--- BEGIN Provided data ---
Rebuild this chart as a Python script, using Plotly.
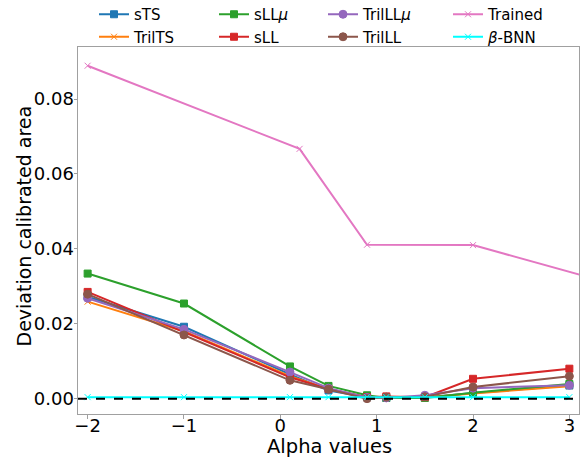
import plotly.graph_objects as go

alpha = [-2, -1, 0.1, 0.5, 0.9, 1.1, 1.5, 2, 3]
alpha_trained = [-2, 0.2, 0.9, 2, 4]

sTS = [0.0272, 0.0192, 0.0065, 0.0022, 0.0004, 0.0002, 0.0003, 0.0015, 0.0035]
TrilTS = [0.0259, 0.0180, 0.0060, 0.0026, 0.0003, 0.0002, 0.0003, 0.0014, 0.0033]
sLLmu = [0.0334, 0.0254, 0.0086, 0.0034, 0.0009, 0.0002, 0.0002, 0.0016, 0.0039]
sLL = [0.0285, 0.0178, 0.0057, 0.0026, 0.0004, 0.0006, 0.0004, 0.0053, 0.0080]
TrilLLmu = [0.0268, 0.0185, 0.0071, 0.0028, 0.0003, 0.0002, 0.0009, 0.0028, 0.0036]
TrilLL = [0.0279, 0.0170, 0.0049, 0.0025, 0.0000, 0.0004, 0.0005, 0.0031, 0.0060]
Trained = [0.0889, 0.0667, 0.0411, 0.0410, 0.0267]
bBNN = [0.0004, 0.0004, 0.0004, 0.0004, 0.0004, 0.0004, 0.0004, 0.0004, 0.0004]

series = [
    ("sTS", alpha, sTS, "#1f77b4", "square", 7, "legend"),
    ("TrilTS", alpha, TrilTS, "#ff7f0e", "x-thin", 6, "legend"),
    ("sLL<i>μ</i>", alpha, sLLmu, "#2ca02c", "square", 7, "legend2"),
    ("sLL", alpha, sLL, "#d62728", "square", 7, "legend2"),
    ("TrilLL<i>μ</i>", alpha, TrilLLmu, "#9467bd", "circle", 8, "legend3"),
    ("TrilLL", alpha, TrilLL, "#8c564b", "circle", 8, "legend3"),
    ("Trained", alpha_trained, Trained, "#e377c2", "x-thin", 6, "legend4"),
    ("<i>β</i>-BNN", alpha, bBNN, "#00ffff", "x-thin", 6, "legend4"),
]

fig = go.Figure()
for name, xs, ys, col, sym, sz, lg in series:
    fig.add_trace(go.Scatter(
        x=xs, y=ys, name=name, mode="lines+markers",
        line=dict(color=col, width=2),
        marker=dict(symbol=sym, size=sz, color=col, line=dict(color=col, width=1)),
        legend=lg,
    ))

fig.add_hline(y=0, line=dict(color="black", width=2, dash="dash"))

font = "DejaVu Sans"
L, R, T, B = 78, 5, 47, 44
W, H = 584, 458
pw = W - L - R
ph = H - T - B

def lx(px):
    return (px - L) / pw

def ly(py):
    return (H - B - py) / ph

leg_common = dict(orientation="v", xanchor="left", yanchor="top",
                  font=dict(family=font, size=15, color="black"),
                  bgcolor="rgba(0,0,0,0)", borderwidth=0, itemwidth=30,
                  tracegroupgap=0)
text_starts = [134, 254, 363, 488]
fig.update_layout(
    width=W, height=H,
    margin=dict(l=L, r=R, t=T, b=B, autoexpand=False),
    plot_bgcolor="white", paper_bgcolor="white",
    showlegend=True,
    legend=dict(x=lx(text_starts[0] - 40), y=ly(-2), **leg_common),
    legend2=dict(x=lx(text_starts[1] - 40), y=ly(-2), **leg_common),
    legend3=dict(x=lx(text_starts[2] - 40), y=ly(-2), **leg_common),
    legend4=dict(x=lx(text_starts[3] - 40), y=ly(-2), **leg_common),
    font=dict(family=font, color="black"),
    annotations=[
        dict(text="Alpha values", x=lx(329), y=ly(446), xref="paper", yref="paper",
             xanchor="center", yanchor="middle", showarrow=False,
             font=dict(family=font, size=19.5, color="black")),
        dict(text="Deviation calibrated area", x=lx(24), y=ly(226.5), xref="paper", yref="paper",
             xanchor="center", yanchor="middle", showarrow=False, textangle=-90,
             font=dict(family=font, size=19, color="black")),
    ],
)
fig.update_xaxes(
    range=[-2.1, 3.1], tickvals=[-2, -1, 0, 1, 2, 3],
    ticktext=["\u22122", "\u22121", "0", "1", "2", "3"],
    showgrid=False, zeroline=False, showline=True, mirror=True,
    linecolor="#a0a0a0", linewidth=1, ticks="outside", ticklen=3.5, tickcolor="#a0a0a0",
    tickfont=dict(family=font, size=18, color="black"), ticklabelstandoff=-8,
)
fig.update_yaxes(
    range=[-0.0041, 0.0939], tickvals=[0, 0.02, 0.04, 0.06, 0.08],
    ticktext=["0.00", "0.02", "0.04", "0.06", "0.08"],
    showgrid=False, zeroline=False, showline=True, mirror=True,
    linecolor="#a0a0a0", linewidth=1, ticks="outside", ticklen=3.5, tickcolor="#a0a0a0",
    tickfont=dict(family=font, size=18, color="black"), ticklabelstandoff=-4,
)

fig.write_html("out.html", config={"displayModeBar": False},
               post_script="document.body.style.margin='0px';")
--- END Provided data ---
| Instructions for the task |
Everything from the first line of the listing above through the line that contains "return (H - B - py) / ph" is to be restated word for word, minus the pictures.

| Finished exercise |
Rebuild this chart as a Python script, using Plotly.
import plotly.graph_objects as go

alpha = [-2, -1, 0.1, 0.5, 0.9, 1.1, 1.5, 2, 3]
alpha_trained = [-2, 0.2, 0.9, 2, 4]

sTS = [0.0272, 0.0192, 0.0065, 0.0022, 0.0004, 0.0002, 0.0003, 0.0015, 0.0035]
TrilTS = [0.0259, 0.0180, 0.0060, 0.0026, 0.0003, 0.0002, 0.0003, 0.0014, 0.0033]
sLLmu = [0.0334, 0.0254, 0.0086, 0.0034, 0.0009, 0.0002, 0.0002, 0.0016, 0.0039]
sLL = [0.0285, 0.0178, 0.0057, 0.0026, 0.0004, 0.0006, 0.0004, 0.0053, 0.0080]
TrilLLmu = [0.0268, 0.0185, 0.0071, 0.0028, 0.0003, 0.0002, 0.0009, 0.0028, 0.0036]
TrilLL = [0.0279, 0.0170, 0.0049, 0.0025, 0.0000, 0.0004, 0.0005, 0.0031, 0.0060]
Trained = [0.0889, 0.0667, 0.0411, 0.0410, 0.0267]
bBNN = [0.0004, 0.0004, 0.0004, 0.0004, 0.0004, 0.0004, 0.0004, 0.0004, 0.0004]

series = [
    ("sTS", alpha, sTS, "#1f77b4", "square", 7, "legend"),
    ("TrilTS", alpha, TrilTS, "#ff7f0e", "x-thin", 6, "legend"),
    ("sLL<i>μ</i>", alpha, sLLmu, "#2ca02c", "square", 7, "legend2"),
    ("sLL", alpha, sLL, "#d62728", "square", 7, "legend2"),
    ("TrilLL<i>μ</i>", alpha, TrilLLmu, "#9467bd", "circle", 8, "legend3"),
    ("TrilLL", alpha, TrilLL, "#8c564b", "circle", 8, "legend3"),
    ("Trained", alpha_trained, Trained, "#e377c2", "x-thin", 6, "legend4"),
    ("<i>β</i>-BNN", alpha, bBNN, "#00ffff", "x-thin", 6, "legend4"),
]

fig = go.Figure()
for name, xs, ys, col, sym, sz, lg in series:
    fig.add_trace(go.Scatter(
        x=xs, y=ys, name=name, mode="lines+markers",
        line=dict(color=col, width=2),
        marker=dict(symbol=sym, size=sz, color=col, line=dict(color=col, width=1)),
        legend=lg,
    ))

fig.add_hline(y=0, line=dict(color="black", width=2, dash="dash"))

font = "DejaVu Sans"
L, R, T, B = 78, 5, 47, 44
W, H = 584, 458
pw = W - L - R
ph = H - T - B

def lx(px):
    return (px - L) / pw

def ly(py):
    return (H - B - py) / ph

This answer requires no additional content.